Lesson 1: The less you trade the more tax efficient your portfolio is

This is because:

  1. Capital gains are usually taxed at a lower rate than income
  2. Long-term capital gains usually have lower rates than short term capital gains.

Thus passive long-term strategies pay less in taxes than active trading strategies.

That means the more active your investment strategy the higher the expected return needs to be in order to their higher tax rates. On Level 3 especially, the idea of needing better performance to overcome increased costs is a key concept that shows up over and over.

As a side note, the reason a government would design their tax policies to favor long term holdings is to encourage saving and investment and enhance GDP growth. This ties into the CFA curriculum material around tax regimes. [1] 

Lesson 2: The longer you can defer paying taxes the more your overall portfolio will benefit

The longer you defer taxes the more time you can compound returns tax free and the better your overall performance will be.

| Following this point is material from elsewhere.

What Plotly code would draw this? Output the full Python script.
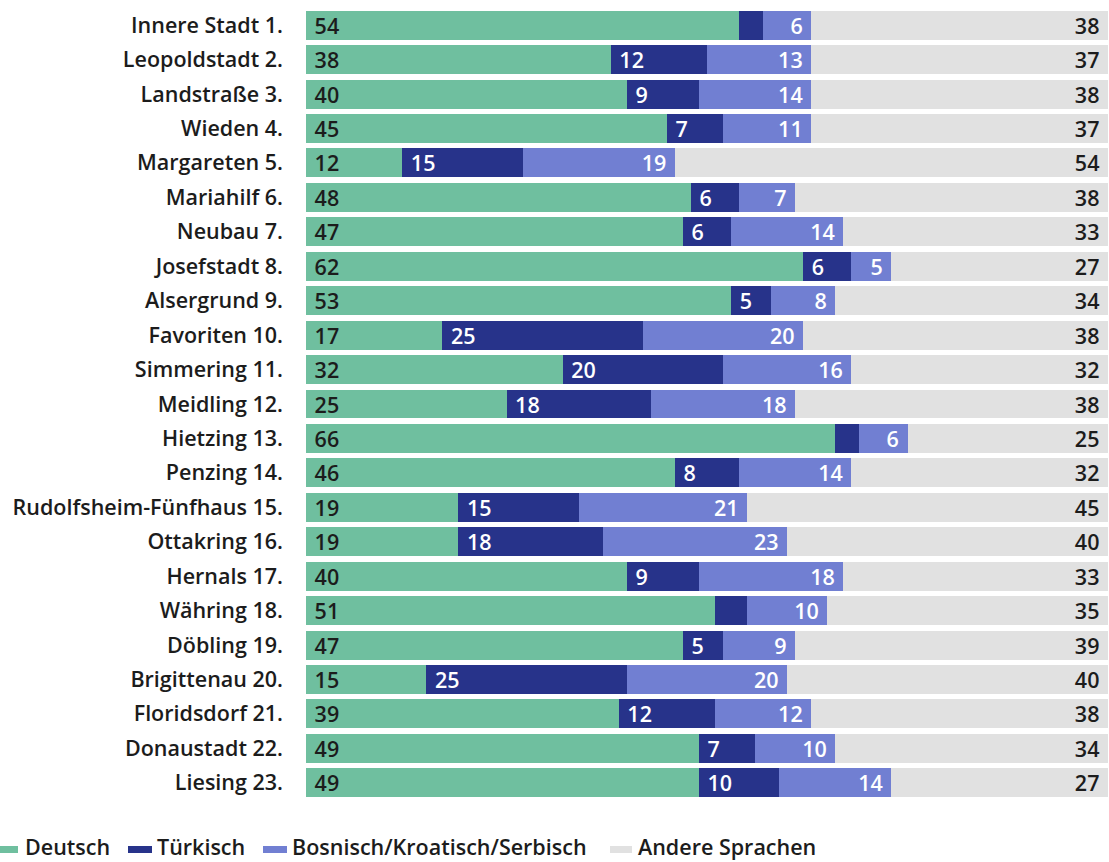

The basic idea Lesson number two should be fairly intuitive: When you don't pay taxes today that money can get reinvested and will itself compound. This is straightforward time value of money stuff in that the longer you push out the tax horizon, the more the money will compound and the more your portfolio will benefit.

This idea is certainly tested and articulated in the tax equations that you'll see in the level 3 tax section. Here each equation relates to a different tax regime that either makes you pay taxes annually or at the end of a given period etc. You should recognize which strategy will lead to higher returns based on when you pay taxes without having to plug values into equations.

Lesson 3: Relative tax rates matter

In an estate planning context especially, the timing of transferring an estate depends on the tax rates and structures of the giver and receiver. This also applies when comparing whether to hold assets within a tax exempt or tax deferred retirement account. Ultimately you should be able to determine which account ends up being more valuable based on their relative tax treatment.

Take the relative tax rates between a benefactor and an inheritor. If the benefactor pays higher taxes than the receiver, it makes more sense to give the gift now so it can be taxed at lower rates as it grows. The logic is similar between different types of retirement accounts, and we'll look at the math in comparing a tax-exempt and tax-deferred account in a separate post. mathematical problems when you're comparing a tax-exempt and a tax-deferred account. On the Level 3 exam expect this concept to be tested directly with a multiple choice question or two where you will need to be able to determine which account is more valuable based on the relative tax treatment.


[1] From the government’s perspective this is to encourage saving and investment (and hence GDP growth). The overall sentiment here should make some sense to you by now. The CFA institute teaches/believes in Modern Portfolio Theory (MPT) and the idea of long-term asset allocation in light of rational markets is a key one for them.